The dynamics involved in the variability of temperature, salinity, and density distributions in the upper layer of the Indo-Pacific sector of the Southern Ocean were studied using Acoustic Doppler Current Profiler and Conductivity Temperature Depth data from a mini triangle trans-ocean buoy network mooring deployed at 60 degrees S and 140 degrees E between January 15th and 19th December 2012, together with hydrographic casts, reanalysis outputs, and satellite imagery. Spectral analysis confirmed that near-inertial internal waves are a major factor transporting energy downward to the lower boundary of the mixed layer (ML), with 12.5 J m(-3) or 45% of the mean surface energy being able to reach deeper than the ML depth during one of the analyzed events. During a period of net heat loss from the ocean surface to the atmosphere, most of the energy was concentrated below the maximum shear layer, at around 80 m depth.

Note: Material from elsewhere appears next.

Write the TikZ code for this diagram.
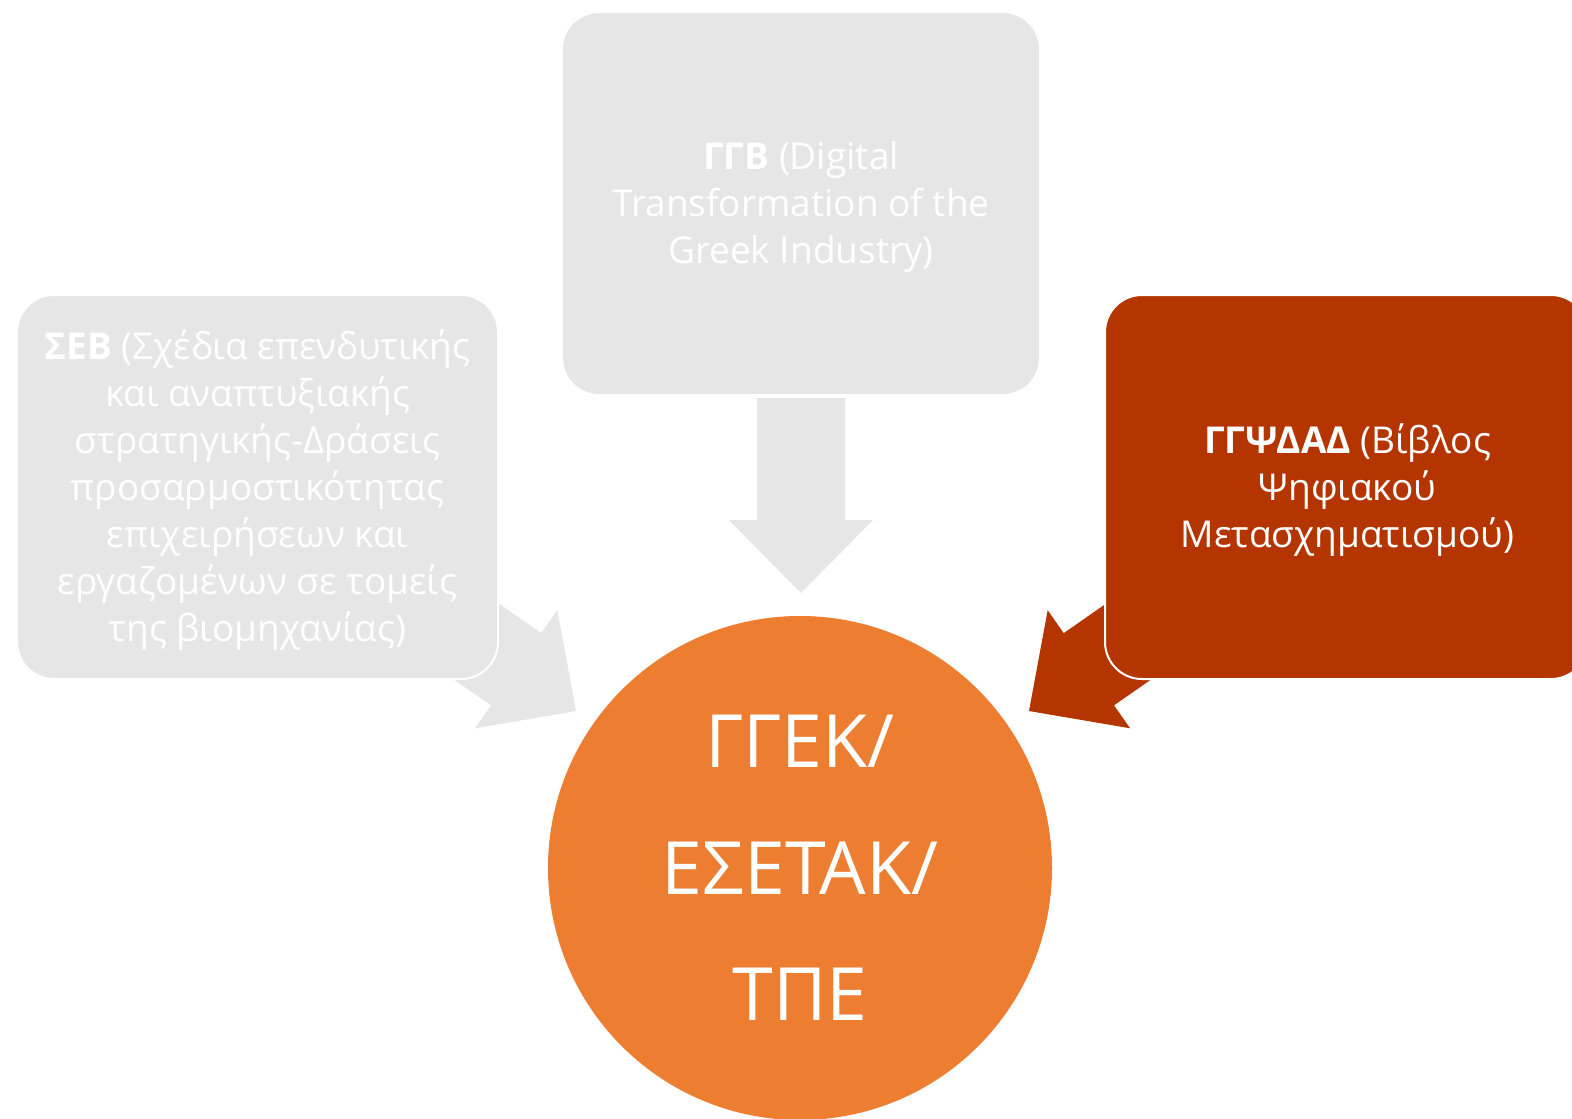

Internal wave events were found to be linked to scalar diffusivity increases of up to two orders of magnitude. A box model clarified that surface cooling plays the most significant role in mixing surface waters during winter, but it is not enough to explain variability below 100 m depth, where horizontal advection and eddy enhancement are also important in modulating warm water flux. Our results elucidate how wind energy might enhance mixing, even in ice-covered regions, while influencing depths greater than previously thought.